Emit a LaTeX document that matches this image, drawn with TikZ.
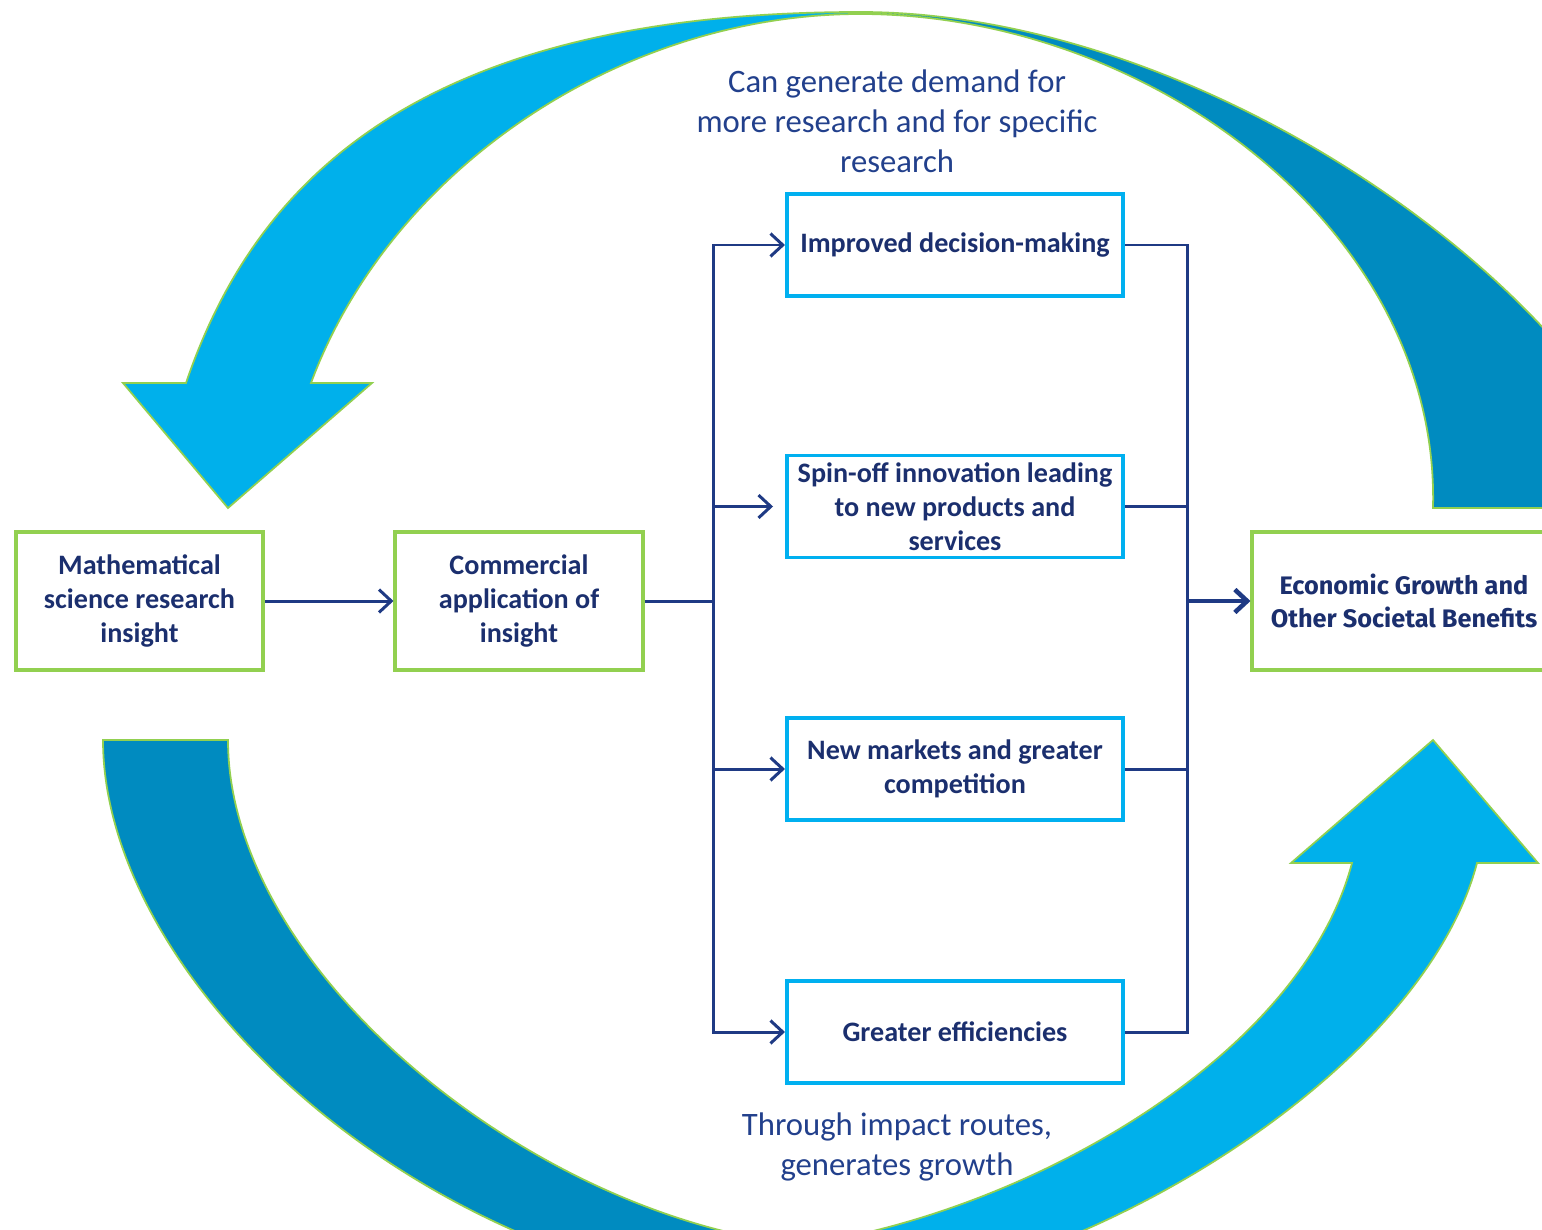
\documentclass[tikz,border=0pt]{standalone}
\usepackage{fontspec}
\setmainfont{Carlito}
\newfontfamily\heavyfont{Fira Sans}
\usepackage{tikz}
\usetikzlibrary{positioning, arrows.meta, calc}
\definecolor{skyblue}{HTML}{00B0EB}
\definecolor{deepblue}{HTML}{008BC0}
\definecolor{leafgreen}{HTML}{92D050}
\definecolor{boxblue}{HTML}{00B0F0}
\definecolor{inkblue}{HTML}{1F3A84}
\definecolor{textblue}{HTML}{1B2F6E}
\definecolor{capblue}{HTML}{22408C}

\tikzset{
  band/.style={draw=leafgreen, line width=0.5pt},
  greenbox/.style={draw=leafgreen, line width=1.1pt, fill=white, minimum width=2.47cm, minimum height=1.38cm,
    align=center, inner sep=1pt, text=textblue, font=\fontsize{8}{9.7}\selectfont\bfseries},
  routebox/.style={draw=boxblue, line width=1.1pt, fill=white, minimum width=3.36cm, minimum height=1.02cm,
    align=center, inner sep=1pt, text=textblue, font=\fontsize{8}{9.7}\selectfont\bfseries},
  route/.style={draw=inkblue, line width=0.85pt},
  caption/.style={align=center, text=capblue, font=\fontsize{9.3}{11.4}\selectfont},
  >={Straight Barb[length=3.5pt, width=6.5pt]}
}

\begin{document}
\begin{tikzpicture}[x=0.01cm, y=-0.01cm]
\useasboundingbox (0,0) rectangle (1542,1230);
\clip (0,0) rectangle (1542,1230);

% the four big circling arrows
\filldraw[fill=deepblue, band] (860,12) .. controls (1200,12) and (1580,280) .. (1660,508) -- (1433,508)
  .. controls (1440,230) and (1150,14) .. (860,14) -- cycle;
\filldraw[fill=skyblue, band] (860,12) .. controls (420,12) and (255,180) .. (186,383) -- (123,383) -- (228,508)
  -- (372,383) -- (311,383) .. controls (390,170) and (620,14) .. (860,14) -- cycle;
\filldraw[fill=deepblue, band] (103,740) -- (228,740) .. controls (228,970) and (530,1215) .. (800,1245)
  -- (800,1300) .. controls (420,1280) and (103,980) .. (103,740) -- cycle;
\filldraw[fill=skyblue, band] (800,1245) .. controls (1020,1215) and (1300,1060) .. (1352,863) -- (1291,863)
  -- (1433,740) -- (1538,863) -- (1477,863) .. controls (1420,1080) and (1060,1295) .. (800,1300) -- cycle;

% boxes
\node [greenbox] (research) at (139.5,601) {Mathematical\\science research\\insight};
\node [greenbox] (commercial) at (519,601) {Commercial\\application of\\insight};
\node [greenbox, minimum width=3.03cm, font=\heavyfont\fontsize{7.2}{9.4}\selectfont\bfseries] (growth) at (1404,601)
  {Economic Growth and\\Other Societal Benefits};

\node [routebox] (decision) at (955,245) {Improved decision-making};
\node [routebox] (spinoff) at (955,506.5) {Spin-off innovation leading\\to new products and\\services};
\node [routebox] (markets) at (955,769) {New markets and greater\\competition};
\node [routebox] (efficiency) at (955,1032) {Greater efficiencies};

\coordinate (split) at (713,601);
\coordinate (join) at (1187,601);

\draw [route, ->] (research) -- (commercial);
\draw [route] (commercial.east) -- (split);
\foreach \name/\gap in {decision/0, spinoff/3.4, markets/0, efficiency/0}
  \draw [route, ->, shorten >=\gap pt] (split) |- (\name.west);
\foreach \name in {decision, spinoff, markets, efficiency}
  \draw [route] (\name.east) -| (join);
\draw [route, line width=1.3pt, ->] (join) -- (growth.west);

% captions
\node [caption] (demand) at (897,121) {Can generate demand for\\more research and for specific\\research};
\node [caption] (routes) at (897,1147) {Through impact routes,\\generates growth};
\end{tikzpicture}
\end{document}
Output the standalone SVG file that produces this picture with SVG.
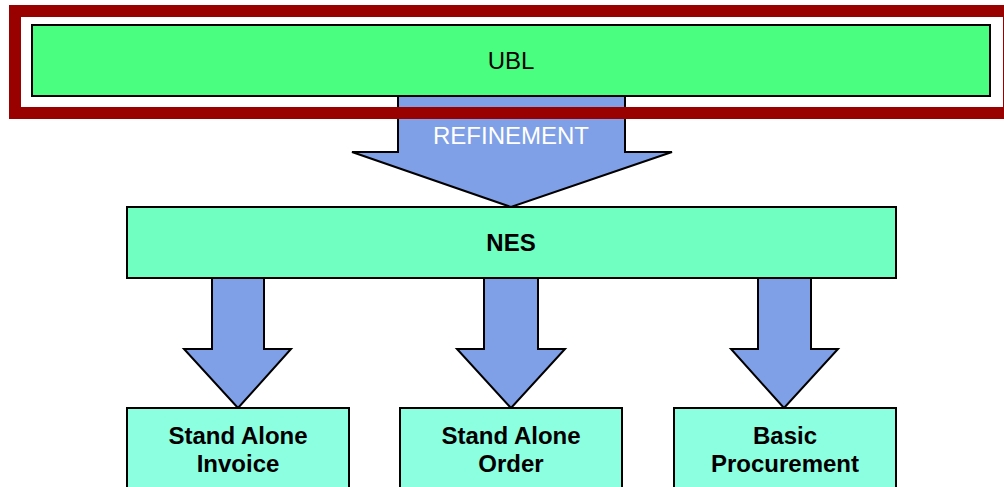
<svg xmlns="http://www.w3.org/2000/svg" width="1004" height="487" viewBox="0 0 1004 487">
  <style>
    .box { stroke: #000; stroke-width: 2; }
    .arrow { fill: #7F9FE6; stroke: #000; stroke-width: 2; stroke-linejoin: miter; }
    .lbl { font-family: "Liberation Sans", Arial, sans-serif; font-size: 24px; text-anchor: middle; }
    .bold { font-weight: bold; fill: #000; }
  </style>
  <rect width="1004" height="487" fill="#fff"/>
  <g id="connectors">
    <!-- refinement arrow from UBL to NES -->
    <path class="arrow" d="M398,94 L625,94 L625,152 L672,152 L511,207 L352,152 L398,152 Z"/>
    <path class="arrow" d="M212,278 L264,278 L264,349 L291,349 L238,408 L184,349 L212,349 Z"/>
    <path class="arrow" d="M484,278 L538,278 L538,349 L565,349 L511,408 L457,349 L484,349 Z"/>
    <path class="arrow" d="M758,278 L811,278 L811,349 L838,349 L784,408 L731,349 L758,349 Z"/>
    <text class="lbl" x="511" y="144" fill="#fff">REFINEMENT</text>
  </g>
  <g id="ubl">
    <rect class="box" x="32" y="25" width="958" height="71" fill="#4AFF80"/>
    <text class="lbl" x="511" y="69" fill="#000" font-size="23">UBL</text>
  </g>
  <!-- highlight frame around UBL -->
  <rect id="highlight" x="15" y="11" width="994" height="102" fill="none" stroke="#990000" stroke-width="12"/>
  <g id="nes">
    <rect class="box" x="127" y="207" width="769" height="71" fill="#70FFC0"/>
    <text class="lbl bold" x="511" y="251">NES</text>
  </g>
  <g id="invoice">
    <rect class="box" x="127" y="408" width="222" height="90" fill="#8CFFE0"/>
    <text class="lbl bold" x="238" y="444">Stand Alone</text>
    <text class="lbl bold" x="238" y="472">Invoice</text>
  </g>
  <g id="order">
    <rect class="box" x="400" y="408" width="222" height="90" fill="#8CFFE0"/>
    <text class="lbl bold" x="511" y="444">Stand Alone</text>
    <text class="lbl bold" x="511" y="472">Order</text>
  </g>
  <g id="procurement">
    <rect class="box" x="674" y="408" width="222" height="90" fill="#8CFFE0"/>
    <text class="lbl bold" x="785" y="444">Basic</text>
    <text class="lbl bold" x="785" y="472">Procurement</text>
  </g>
</svg>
************
Leave out any pictures, please, and quote only the lines from the top of the data through the line that contains "-- (1433,740) -- (1538,863)".

Emit a LaTeX document that matches this image, drawn with TikZ.
\documentclass[tikz,border=0pt]{standalone}
\usepackage{fontspec}
\setmainfont{Carlito}
\newfontfamily\heavyfont{Fira Sans}
\usepackage{tikz}
\usetikzlibrary{positioning, arrows.meta, calc}
\definecolor{skyblue}{HTML}{00B0EB}
\definecolor{deepblue}{HTML}{008BC0}
\definecolor{leafgreen}{HTML}{92D050}
\definecolor{boxblue}{HTML}{00B0F0}
\definecolor{inkblue}{HTML}{1F3A84}
\definecolor{textblue}{HTML}{1B2F6E}
\definecolor{capblue}{HTML}{22408C}

\tikzset{
  band/.style={draw=leafgreen, line width=0.5pt},
  greenbox/.style={draw=leafgreen, line width=1.1pt, fill=white, minimum width=2.47cm, minimum height=1.38cm,
    align=center, inner sep=1pt, text=textblue, font=\fontsize{8}{9.7}\selectfont\bfseries},
  routebox/.style={draw=boxblue, line width=1.1pt, fill=white, minimum width=3.36cm, minimum height=1.02cm,
    align=center, inner sep=1pt, text=textblue, font=\fontsize{8}{9.7}\selectfont\bfseries},
  route/.style={draw=inkblue, line width=0.85pt},
  caption/.style={align=center, text=capblue, font=\fontsize{9.3}{11.4}\selectfont},
  >={Straight Barb[length=3.5pt, width=6.5pt]}
}

\begin{document}
\begin{tikzpicture}[x=0.01cm, y=-0.01cm]
\useasboundingbox (0,0) rectangle (1542,1230);
\clip (0,0) rectangle (1542,1230);

% the four big circling arrows
\filldraw[fill=deepblue, band] (860,12) .. controls (1200,12) and (1580,280) .. (1660,508) -- (1433,508)
  .. controls (1440,230) and (1150,14) .. (860,14) -- cycle;
\filldraw[fill=skyblue, band] (860,12) .. controls (420,12) and (255,180) .. (186,383) -- (123,383) -- (228,508)
  -- (372,383) -- (311,383) .. controls (390,170) and (620,14) .. (860,14) -- cycle;
\filldraw[fill=deepblue, band] (103,740) -- (228,740) .. controls (228,970) and (530,1215) .. (800,1245)
  -- (800,1300) .. controls (420,1280) and (103,980) .. (103,740) -- cycle;
\filldraw[fill=skyblue, band] (800,1245) .. controls (1020,1215) and (1300,1060) .. (1352,863) -- (1291,863)
  -- (1433,740) -- (1538,863) -- (1477,863) .. controls (1420,1080) and (1060,1295) .. (800,1300) -- cycle;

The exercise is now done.